The award for Campaigning went to two individuals. The first is Veysel Ok. Ok is a prominent Turkish lawyer providing pro-bono legal support to journalists, activists and academics who have been subjected to intimidation, surveillance, smear campaigns and harassment. His work has been instrumental in the release of several unlawfully detained journalists and writers. Ok is one of the first to challenge the Turkish laws of accreditation which determine whether a journalist meets official requirements to do their job. As part of his work, he received a five month suspended sentence for criticising the independence of the Turkish judiciary. He has been subject to surveillance and harassment ever since.

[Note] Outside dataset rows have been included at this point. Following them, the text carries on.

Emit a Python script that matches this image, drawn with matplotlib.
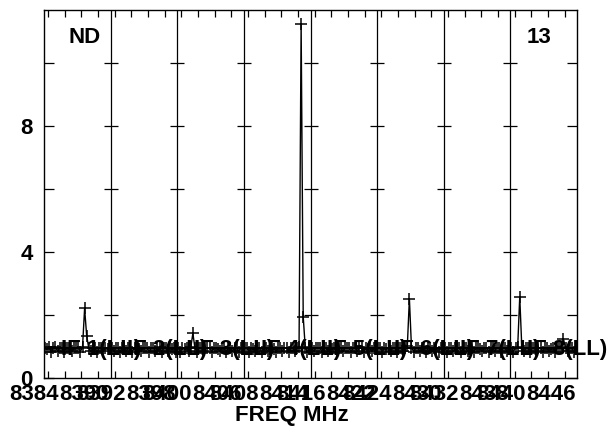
import matplotlib
matplotlib.use('Agg')
import matplotlib.pyplot as plt
import matplotlib.transforms as mtransforms
from matplotlib.font_manager import FontProperties

# ---------------- data ----------------
if_labels = ['IF 1(LL)', 'IF 2(LL)', 'IF 3(LL)', 'IF 4(LL)',
             'IF 5(LL)', 'IF 6(LL)', 'IF 7(LL)', 'IF 8(LL)']
if_start_mhz = [8383.5, 8391.5, 8399.5, 8407.5, 8415.5, 8423.5, 8431.5, 8439.5]
if_width_mhz = 8.0
chan_width_mhz = 0.25

amp_if1 = [0.96, 0.93, 0.97, 0.84, 0.95, 0.97, 0.86, 0.94, 0.95, 0.83, 0.96, 0.95,
           0.93, 0.85, 0.96, 0.94, 0.96, 0.84, 0.98, 2.21, 1.34, 0.95, 0.85, 0.96,
           0.95, 0.83, 0.96, 0.94, 0.86, 0.96, 0.93, 0.95]
amp_if2 = [0.95, 0.85, 0.94, 0.96, 0.83, 0.95, 0.95, 0.86, 0.96, 0.94, 0.84, 0.96,
           0.95, 0.93, 0.85, 0.96, 0.94, 0.95, 0.83, 0.95, 0.96, 0.86, 0.95, 0.97,
           0.84, 0.94, 0.96, 0.85, 0.95, 0.93, 0.96, 0.84]
amp_if3 = [0.96, 0.84, 0.95, 0.93, 0.96, 0.85, 0.97, 1.42, 0.95, 0.83, 0.95, 0.96,
           0.86, 0.95, 0.94, 0.96, 0.84, 0.95, 0.96, 0.93, 0.85, 0.96, 0.95, 0.83,
           0.96, 0.94, 0.86, 0.95, 0.96, 0.84, 0.95, 0.96]
amp_if4 = [0.95, 0.96, 0.84, 0.95, 0.93, 0.86, 0.96, 0.95, 0.83, 0.94, 0.96, 0.85,
           0.95, 0.96, 0.93, 0.84, 0.96, 0.95, 0.86, 0.94, 0.96, 0.83, 0.95, 0.96,
           0.85, 0.95, 0.98, 11.26, 1.95, 0.95, 0.84, 0.96]
amp_if5 = [0.96, 0.85, 0.95, 0.94, 0.96, 0.83, 0.95, 0.96, 0.86, 0.95, 0.93, 0.96,
           0.84, 0.95, 0.96, 0.85, 0.94, 0.96, 0.95, 0.83, 0.96, 0.94, 0.86, 0.95,
           0.96, 0.84, 0.95, 0.93, 0.96, 0.85, 0.95, 0.96]
amp_if6 = [0.95, 0.96, 0.84, 0.95, 0.93, 0.96, 0.85, 0.95, 0.96, 0.83, 0.94, 0.96,
           0.86, 0.95, 1.01, 2.52, 0.96, 0.84, 0.95, 0.96, 0.85, 0.94, 0.96, 0.83,
           0.95, 0.96, 0.86, 0.95, 0.93, 0.84, 0.96, 0.95]
amp_if7 = [0.96, 0.84, 0.95, 0.96, 0.85, 0.94, 0.96, 0.95, 0.83, 0.96, 0.95, 0.86,
           0.94, 0.96, 0.84, 0.95, 0.96, 0.93, 0.85, 0.95, 0.96, 0.84, 0.95, 0.94,
           0.86, 0.96, 0.95, 0.83, 0.96, 0.94, 0.85, 0.95]
amp_if8 = [0.95, 0.84, 0.96, 0.97, 2.58, 0.96, 0.85, 0.95, 0.94, 0.83, 0.96, 0.95,
           0.86, 0.94, 0.96, 0.84, 0.95, 0.96, 0.85, 0.93, 0.96, 0.84, 0.95, 0.96,
           0.97, 1.24, 0.95, 0.85, 0.96, 0.94, 0.84, 0.95]
amps = [amp_if1, amp_if2, amp_if3, amp_if4, amp_if5, amp_if6, amp_if7, amp_if8]

xtick_labels = [8384, 8390, 8392, 8398, 8400, 8406, 8408, 8414,
                8416, 8422, 8424, 8430, 8432, 8438, 8440, 8446]
ytick_labels = [0, 4, 8]
ytick_minor = [2, 6, 10]
corner_left = 'ND'
corner_right = '13'
xlabel = 'FREQ MHz'

# ---------------- figure ----------------
DPI = 100
W, H = 615, 434
fig = plt.figure(figsize=(W / DPI, H / DPI), dpi=DPI)
ax = fig.add_axes([44 / W, (H - 378) / H, 533 / W, 368 / H])

FAM = ['Liberation Sans', 'DejaVu Sans']
FS = 16
font = dict(family=FAM, weight='bold', size=FS)
fprop = FontProperties(family=FAM, weight='bold', size=FS)

for start, vals, lab in zip(if_start_mhz, amps, if_labels):
    freqs = [start + (i + 0.5) * chan_width_mhz for i in range(len(vals))]
    ax.plot(freqs, vals, color='black', lw=1.0, marker='+', ms=8.6, mew=1.1)
    ax.text(start + 2.0, 0.72, lab, ha='left', va='baseline', **font)

# panel dividers with their cross ticks
for start in if_start_mhz[1:]:
    ax.axvline(start, color='black', lw=0.9)
    ax.plot([start] * 5, [2, 4, 6, 8, 10], ls='none', marker='_', ms=10,
            mew=0.9, color='black')

x0 = if_start_mhz[0]
x1 = if_start_mhz[-1] + if_width_mhz
ax.set_xlim(x0, x1)
ax.set_ylim(0, 11.7)

ax.set_xticks(xtick_labels, [str(v) for v in xtick_labels])
ax.set_xticks(list(range(8384, 8448, 2)), minor=True)
ax.set_yticks(ytick_labels, [str(v) for v in ytick_labels])
ax.set_yticks(ytick_minor, minor=True)

ax.tick_params(axis='x', which='both', direction='in', top=True, bottom=True,
               length=5, width=0.9, pad=4)
ax.tick_params(axis='y', which='both', direction='in', left=True, right=True,
               length=7, width=0.9, pad=8)
for spine in ax.spines.values():
    spine.set_linewidth(1.0)

shift = mtransforms.ScaledTranslation(-14 / DPI, 0, fig.dpi_scale_trans)
for lbl in ax.get_xticklabels():
    lbl.set_fontproperties(fprop)
    lbl.set_transform(lbl.get_transform() + shift)
for lbl in ax.get_yticklabels():
    lbl.set_fontproperties(fprop)

fig.text(68 / W, 1 - 43 / H, corner_left, ha='left', va='baseline', **font)
fig.text(527 / W, 1 - 43 / H, corner_right, ha='left', va='baseline', **font)
fig.text(292 / W, 1 - 421 / H, xlabel, ha='center', va='baseline', **font)

fig.savefig('out.png', dpi=DPI)
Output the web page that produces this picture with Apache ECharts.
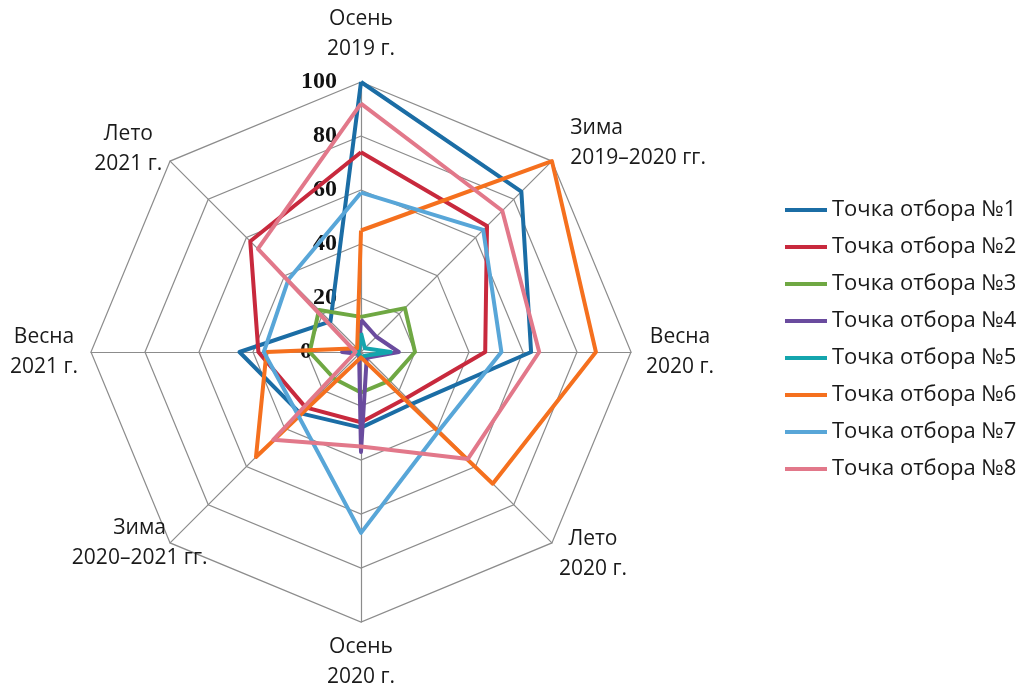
<!DOCTYPE html>
<html>
<head>
<meta charset="utf-8">
<script src="https://cdn.jsdelivr.net/npm/echarts@6/dist/echarts.min.js"></script>
<style>
  html, body { margin: 0; padding: 0; background: #fff; }
  #chart { width: 1017px; height: 690px; }
</style>
</head>
<body>
<div id="chart"></div>
<script>
// Seasons, listed clockwise from the top of the radar
const seasons = [
  'Осень\n2019 г.',
  'Зима\n2019–2020 гг.',
  'Весна\n2020 г.',
  'Лето\n2020 г.',
  'Осень\n2020 г.',
  'Зима\n2020–2021 гг.',
  'Весна\n2021 г.',
  'Лето\n2021 г.'
];

const seriesNames = [
  'Точка отбора №1', 'Точка отбора №2', 'Точка отбора №3', 'Точка отбора №4',
  'Точка отбора №5', 'Точка отбора №6', 'Точка отбора №7', 'Точка отбора №8'
];

// Values per sampling point, same season order as above
const point1 = [100, 84, 63, 27, 28, 32, 45, 16];
const point2 = [74, 66, 46, 24, 26, 29, 38, 58];
const point3 = [13, 23, 20, 15, 15, 14, 19, 22];
const point4 = [12, 8, 14, 3, 37, 1, 7, 1];
const point5 = [7, 2, 11, 2, 2, 1, 3, 1];
const point6 = [45, 100, 87, 69, 2, 55, 35, 2];
const point7 = [59, 64, 52, 41, 67, 33, 36, 38];
const point8 = [92, 74, 66, 56, 35, 46, 2, 54];

const radialTicks = [0, 20, 40, 60, 80, 100];

const colors = ['#1b6da5', '#c8293d', '#6fa843', '#6a4b9e', '#14a5ad', '#f5701e', '#58a6d8', '#e2788a'];

const allPoints = [point1, point2, point3, point4, point5, point6, point7, point8];

// Placement of each season caption around the outer ring
const captionStyle = [
  { gap: 48, align: 'center', valign: 'middle' },
  { gap: 26, align: 'left',   valign: 'middle' },
  { gap: 49, align: 'center', valign: 'middle' },
  { gap: 58, align: 'center', valign: 'bottom' },
  { gap: 40, align: 'center', valign: 'middle' },
  { gap: 43, align: 'center', valign: 'bottom' },
  { gap: 47, align: 'center', valign: 'middle' },
  { gap: 59, align: 'center', valign: 'top' }
];

// ECharts lays radar indicators out counter-clockwise; reorder so the seasons run clockwise
const order = [0, 7, 6, 5, 4, 3, 2, 1];

const font = '"Open Sans", "Noto Sans", sans-serif';
const tickFont = '"Liberation Serif", "DejaVu Serif", serif';

const indicators = order.map((k, i) => {
  const cs = captionStyle[k];
  const ind = {
    name: seasons[k],
    min: radialTicks[0],
    max: radialTicks[radialTicks.length - 1],
    nameGap: cs.gap,
    nameTextStyle: { align: cs.align, verticalAlign: cs.valign }
  };
  if (i === 0) {
    // radial scale printed along the upper axis; the origin label sits at the centre,
    // so it gets extra right padding to line up with the others
    ind.axisLabel = {
      show: true,
      fontFamily: tickFont,
      fontWeight: 'bold',
      fontSize: 24,
      color: '#111',
      align: 'right',
      alignMinLabel: 'right',
      alignMaxLabel: 'right',
      margin: 24,
      formatter: v => (v === 0 ? '{z|0}' : String(v)),
      rich: { z: { color: '#111', fontFamily: tickFont, fontWeight: 'bold', fontSize: 24, padding: [0, 25, 0, 0] } }
    };
  }
  return ind;
});

const chart = echarts.init(document.getElementById('chart'), null, { renderer: 'canvas' });

chart.setOption({
  animation: false,
  backgroundColor: '#fff',
  color: colors,
  legend: {
    orient: 'vertical',
    left: 785,
    top: 198,
    padding: 0,
    icon: 'rect',
    itemWidth: 42,
    itemHeight: 4,
    itemGap: 13,
    textStyle: { fontFamily: font, fontSize: 22, color: '#1a1a1a', lineHeight: 24 },
    data: seriesNames
  },
  radar: {
    center: [361, 352],
    radius: 270,
    startAngle: 90,
    splitNumber: radialTicks.length - 1,
    shape: 'polygon',
    indicator: indicators,
    axisName: {
      color: '#1a1a1a',
      fontFamily: font,
      fontSize: 21,
      lineHeight: 30
    },
    axisLine: { lineStyle: { color: '#8c8c8c', width: 1.2 } },
    splitLine: { lineStyle: { color: '#8c8c8c', width: 1.2 } },
    splitArea: { show: false },
    axisTick: { show: false },
    axisLabel: { show: false }
  },
  series: [{
    type: 'radar',
    symbol: 'none',
    lineStyle: { width: 4 },
    data: allPoints.map((vals, s) => ({
      name: seriesNames[s],
      value: order.map(k => vals[k]),
      lineStyle: { color: colors[s], width: 4 },
      itemStyle: { color: colors[s] }
    }))
  }]
});
</script>
</body>
</html>
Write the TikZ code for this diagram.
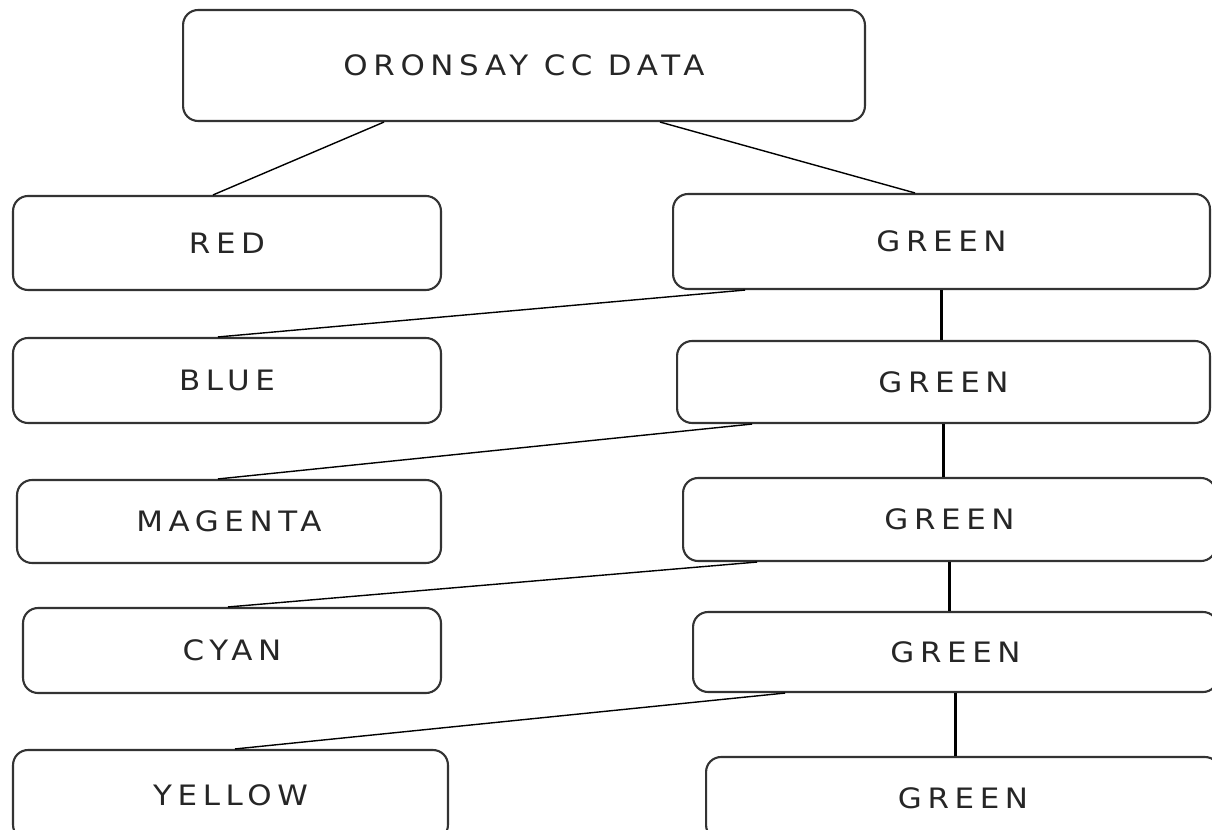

The second winner in the Campaigning category is Sayed Ahmed Alwadaei, a Bahraini activist currently living in exile in the UK. He was forced to flee Bahrain in 2011 after being arrested for taking part in anti-government protests. The Bahraini government revoked his citizenship and launched a smear campaign labelling him a terrorist. As the director of advocacy at the Bahrain Institute for Rights and Democracy, his work has become a vital resource for international media and NGOs. One such case was the discovery that institutions supported by UK taxpayers have been implicated in torture and other human rights abuses. Despite the danger faced by him and his family, Alwadaei continues his work as a prominent critic of the Bahraini government.

The Journalism award and Digital Activism award both went to organisations doing invaluable work in the digital sphere. One of the first free investigative journalism and fact-checking websites in Poland, OKO Press picked up the journalism award. OKO investigate and evaluate statements made by politicians, monitor public spending and fight for access to public information. In so doing they’ve paved the way for other news sources to follow suit. This has contributed to a safer and stronger public sphere, fighting for immunity from government propaganda. 

Their work also supports grassroots activism; crucial in Poland, a country which is sliding further and further into authoritarianism and censorship. Indeed, the environment in which they work is becoming increasingly hostile. Political polarisation, lack of transparency, suspicion, threats and withholding of information are common. In the face of this, OKO Press shows resilience and determination. As they said in their acceptance speech:

“We are honoured to receive the award, but also humbled but the fact that other nominees, from Hong Kong, Venezuela and Burundi are acting in much harder circumstances. Friends, we admire your courage, determination and quality of work. 

Kaczyński is no Maduro, Nkurunziza, Putin, or Erdogan, but apparently he takes his inspiration from them. We are not a dictatorship yet, though we are close to the so-called electoral authoritarianism, where all forms of public scrutiny, besides the elections, are being suppressed.

Finally, the Digital Activism award went to the Arab Center for the Advancement of Social Media, or 7amleh as they’re known, a non-profit organisation focused on protecting the human rights of Palestinians in the online space. As Israel increases online monitoring, Palestinians are taking to social media to express disdain. 7amleh’s work protecting online safety and digital rights has been crucial. Through capacity building, research, advocacy and campaigning, 7amleh works to ensure that policies and companies are complying with human rights and are working towards greater accountability. Their campaign work with NGOs has seen huge numbers of participants. They’ve worked towards amendments in the Palestinian Authority’s Cybercrimes Law, the development of the first Arabic Digital Security Manual and digital training being implemented into the Palestinian education system.